Je ne l’espère pas mais il sera toujours difficile d’arriver au risque zéro en matière de fraude. Ce que nous pouvons faire – et l’Union européenne s’y attèle – c’est trouver les responsables le plus rapidement possible et faire en sorte que les sanctions soient dissuasives et harmonisées à l’échelle européenne.
Dans quelle mesure l’Europe s’implique-t-elle dans la prévention de ce genre d’affaires ?
L’Union européenne s’attache à protéger les consommateurs et à assurer l’intégrité des denrées alimentaires emballées qui sont commercialisées sur son territoire, car ce qui figure sur l’étiquette doit correspondre au produit vendu.
La législation européenne en matière de sécurité alimentaire et de protection des consommateurs est claire : ces derniers doivent être informés sur ce qu’ils achètent et tous les ingrédients doivent figurer sur l’emballage. Si le respect de ces dispositions relève de la compétence des États membres, la découverte de viande de cheval dans des produits présentés comme contenant du bœuf révèle que cette exigence fondamentale n’est pas toujours respectée.
La sanction et le durcissement de la réglementation pourraient-ils ouvrir la voie à une responsabilisation des filières agroalimentaires ?
Mais les filières agroalimentaires sont déjà responsables ! Le règlement européen n°178/2002 établissant les principes généraux de la législation alimentaire prévoit l’obligation pour les exploitants du secteur alimentaire de mettre en place la traçabilité à toutes les étapes de la production, de la transformation et de la distribution. L’objectif est de permettre le retrait des denrées lors d’alertes sanitaires.
Au-delà du consommateur, ces crises soulignent-elles la menace que représente la mondialisation pour le secteur agricole ?

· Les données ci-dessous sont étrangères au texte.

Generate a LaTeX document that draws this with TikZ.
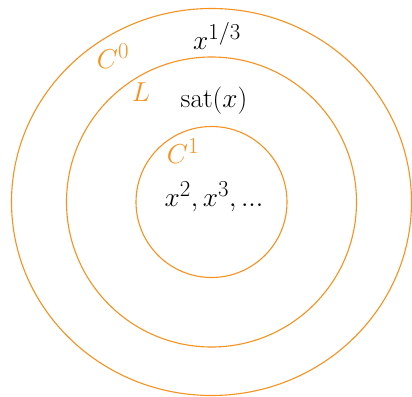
\documentclass[tikz,border=0pt]{standalone}
\usepackage{xcolor}
\usepackage{tikz}
\usetikzlibrary{positioning}
\definecolor{ringorange}{RGB}{245,146,32}

\begin{document}
\begin{tikzpicture}[
  x=1pt, y=1pt,
  font=\fontsize{24.88}{30}\selectfont,
  ring/.style={draw=ringorange, line width=1.1pt},
  setname/.style={text=ringorange, inner sep=0pt, scale=1.1, transform shape},
  member/.style={text=black, inner sep=0pt, scale=1.1, transform shape}
]
\useasboundingbox (0,-396) rectangle (412,0);

\coordinate (o) at (211.5,-202);

% the three classes
\draw[ring] (o) ellipse [x radius=200, y radius=193.5];
\draw[ring] (o) circle [radius=145];
\draw[ring] (o) circle [radius=75.5];

\node[setname] (c0) at (113,-56) {$C^0$};
\node[setname] (lip) at (141,-92) {$L$};
\node[setname] (c1) at (183,-151) {$C^1$};

\node[member] (cuberoot) at (217,-36) {$x^{1/3}$};
\node[member] (sat) at (214,-101) {$\mathrm{sat}(x)$};
\node[member] (powers) at (214,-197) {$x^2, x^3, ...$};

\end{tikzpicture}
\end{document}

Il faut un système de traçabilité le plus robuste possible, ce que l’Union européenne s’efforce de garantir, en particulier depuis la crise de la vache folle. Ce scandale ne doit en aucun cas remettre en question le fonctionnement du marché intérieur qui est la pierre angulaire de l’UE. Je ne crois pas que la mondialisation soit une « menace » pour le secteur agricole: elle doit au contraire être un atout. D’ailleurs l’agroalimentaire français en profite, puisque sa balance commerciale est excédentaire de 11,6 milliards d’euros. L’année 2012 a vu une augmentation de 144 millions par rapport à 2011 : il s’agit d’un record historique, le deuxième surplus après celui de l’aéronautique. Sachant que les produits du terroir, comme le Cognac, le Champagne, les vins et le fromage qui en représentent les quatre cinquièmes.
Quelles mesures concrètes pourraient améliorer la traçabilité des produits ?
Sous la pression de plusieurs États membres, la Commission européenne s’est engagée à accélérer ses travaux sur l’étiquetage de l’origine de la viande utilisée dans les plats préparés. La France, l’Allemagne, le Royaume-Uni, l’Autriche, l’Irlande et le Portugal ont demandé qu’un rapport de la Commission, normalement prévu pour la fin de l’année, soit livré avant l’été. Il est nécessaire à terme qu’un règlement européen organise les modalités de l’indication obligatoire de l’ingrédient viande dans les denrées alimentaires qui en contiennent.
En tant que députée européenne, j’avais d’ailleurs demandé, en 2011, que dans le règlement relatif à l’information des consommateurs sur les denrées alimentaires, la mention d’origine des produits que nous consommons s’applique à une plus large gamme de produits. Malheureusement, cette disposition n’a pas été retenue. Il faudra enfin renforcer l’harmonisation des sanctions en cas de fraude dans la chaîne d’approvisionnement.